I don’t want to convert anybody to my own way, and I don’t want followers. Yes, if you want to learn more about what I’ve discovered you can study with me, but my hope is that you will create a religion of your own. I’d reverse the missionary urge: Instead of converting others, I’d like to help them find their own path.

Many people, like me, have a background in formal religion or are attached to a particular tradition. You can shape a religion of your own by going deep into your tradition, understanding its more subtle teachings, not being too literal in your interpretations of it, and feeling free to take it in directions that have meaning for you. The main thing is not to be passive with it but actively engaged. It can be a rich resource and a good starting point.
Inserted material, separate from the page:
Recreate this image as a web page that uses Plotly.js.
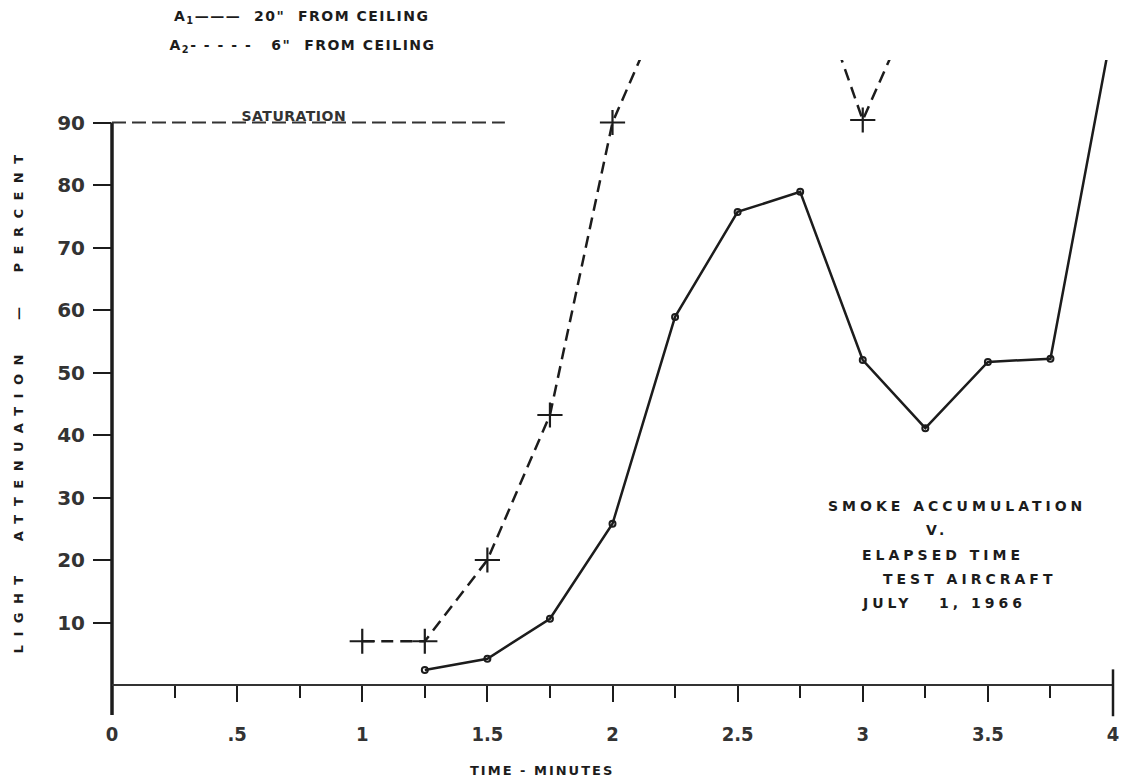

When you decide to create your own religion, you will want to study the traditions of the formal religions with a fervor you’ve never known before. You’ll discover how valuable they are and how much beauty and wisdom lie in their art and texts and stories and rituals and holy images. You’ll want to learn from Buddhist sutras and the Gospel teachings and the Sufi poets and the sayings of Lao Tzu and Chuang Tzu. You will be amazed at the beautiful precision of the Kabbalah and the acute spiritual sensitivity of the Qur’an—all because you know what it’s like to search for spiritual insight and express your spiritual feelings.

You may also discover, as I did, that so-called secular literature and art complete your spiritual education. You won’t know what religion is until you read Emerson and Thoreau, Emily Dickinson, Samuel Beckett and Anne Sexton, D. H. Lawrence, Wordsworth, and W. B. Yeats. You won’t know how to be spiritual until you final know how to listen to J. S. Bach and Arvo Pärt. You will be astonished at what the painters Lucas Cranach and Rene Magritte can offer your religion. These, of course, are some of my favorites.

This new kind of religion asks that you move away from being a follower to being a creator. I foresee a new kind of spiritual creativity, in which we no longer decide whether to believe in a given creed and follow a certain tradition blindly. Now we allow ourselves a healthy and even pious skepticism. Most important, we no longer feel pressure to choose one tradition over another but rather are able to appreciate many routes to spiritual richness. This new religion is a blend of individual inspiration and inspiring tradition.

The religion I am putting forward is not the domesticated, tame, rehearsed, and constantly repeated variety. It is ever revealing and renewing itself. When I say that it is your own, that’s what I mean. It is not someone else’s summary of what you should do and be. It is the constant new revelation of the deep truths that can shape your life.